Many non-traditional congregations have modified the Avot prayer opening the Amidah, to add the Immahot. For example:
(Form Shabbat Siddur of the First Reform Minyan in UC Berkeley 2003)
What is the halachah on this?
The Talmud says that "we may not alter the coin that the Sages have minted -- En lecha reshut l'hosif 'al matbea' shetav'u chachamim bivrachot" [Berachot Y 86a]. This means that the prayers and blessings in the siddur may not be changed. That way, you can pray in any synagogue in the world and you will use the exact same words, and feel at home. That makes us one people.

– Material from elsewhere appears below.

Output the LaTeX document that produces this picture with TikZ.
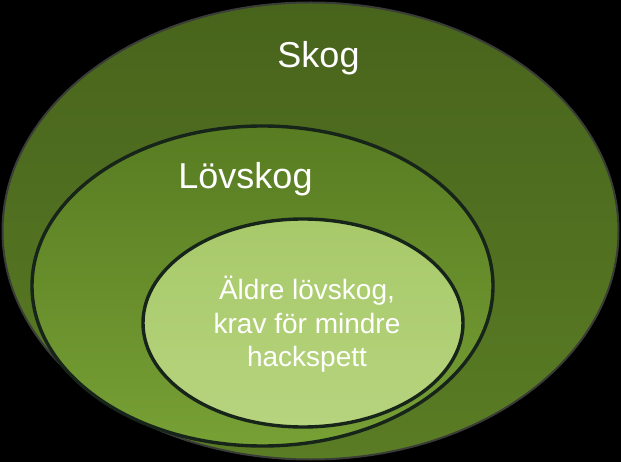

Yet obviously the siddur has grown over the centuries. The Talmud does not forbid adding new prayers. We have seen the addition of many favorites, such as:
Lecha dodi -- 16th cent.; Shalom Alechem -- 15th cent.; Yigdal -- 15th cent.; Adon Olam -- 11th cent.; Prayer for Israel -- 1948; En kelohenu -- 9th cent.; kEl Adon -- 8th cent.; Hamavdil -- 11th cent.; Maoz Tzur -- 13th cent.; Yedid nefesh -- 16th cent.;
So, can we conclude that we may add a completely separate prayer extolling women (if that's what a congregation wants) without breaking halacha, but not make it part of the Amidah, which must remain in fixed form?